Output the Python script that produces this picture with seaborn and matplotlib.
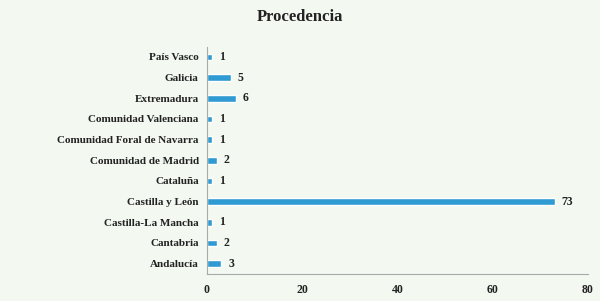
import pandas as pd
import matplotlib.pyplot as plt
import seaborn as sns

# data, top to bottom
regions = ['País Vasco', 'Galicia', 'Extremadura', 'Comunidad Valenciana',
           'Comunidad Foral de Navarra', 'Comunidad de Madrid', 'Cataluña',
           'Castilla y León', 'Castilla-La Mancha', 'Cantabria', 'Andalucía']
counts = [1, 5, 6, 1, 1, 2, 1, 73, 1, 2, 3]
x_ticks = [0, 20, 40, 60, 80]

df = pd.DataFrame({'region': regions, 'count': counts})

sns.set_style('white')
plt.rcParams['font.family'] = ['Liberation Serif', 'DejaVu Serif']

bg = '#f3f8f1'
fig = plt.figure(figsize=(6, 3.01), dpi=100, facecolor=bg)
ax = fig.add_axes([0.345, 0.09, 0.635, 0.755])
ax.set_facecolor(bg)

sns.barplot(data=df, x='count', y='region', orient='h', color='#2f9bd2',
            width=0.32, saturation=1, ax=ax)

for i, v in enumerate(counts):
    ax.text(v + 1.5, i, str(v), va='center', ha='left', fontsize=8.5,
            fontweight='bold', color='#222222')

ax.set_xlim(0, 80)
ax.set_xticks(x_ticks)
ax.set_xlabel('')
ax.set_ylabel('')
ax.tick_params(axis='x', labelsize=8.5, length=3, color='#aaaaaa', pad=4)
ax.tick_params(axis='y', labelsize=8, length=3, color='#aaaaaa', pad=3)
for lab in ax.get_xticklabels() + ax.get_yticklabels():
    lab.set_fontweight('bold')
    lab.set_color('#222222')

for side in ['top', 'right']:
    ax.spines[side].set_visible(False)
for side in ['left', 'bottom']:
    ax.spines[side].set_color('#aaaaaa')
    ax.spines[side].set_linewidth(0.8)

fig.suptitle('Procedencia', x=0.5, y=0.97, fontsize=12, fontweight='bold',
             color='#222222')

fig.savefig('out.png', dpi=100, facecolor=bg)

- - - -

PROBLEM TO SOLVE
Return the material line for line, from its beginning to the line that contains "import seaborn as sns", with the pictures left out.

EXERCISE RESPONSE
Output the Python script that produces this picture with seaborn and matplotlib.
import pandas as pd
import matplotlib.pyplot as plt
import seaborn as sns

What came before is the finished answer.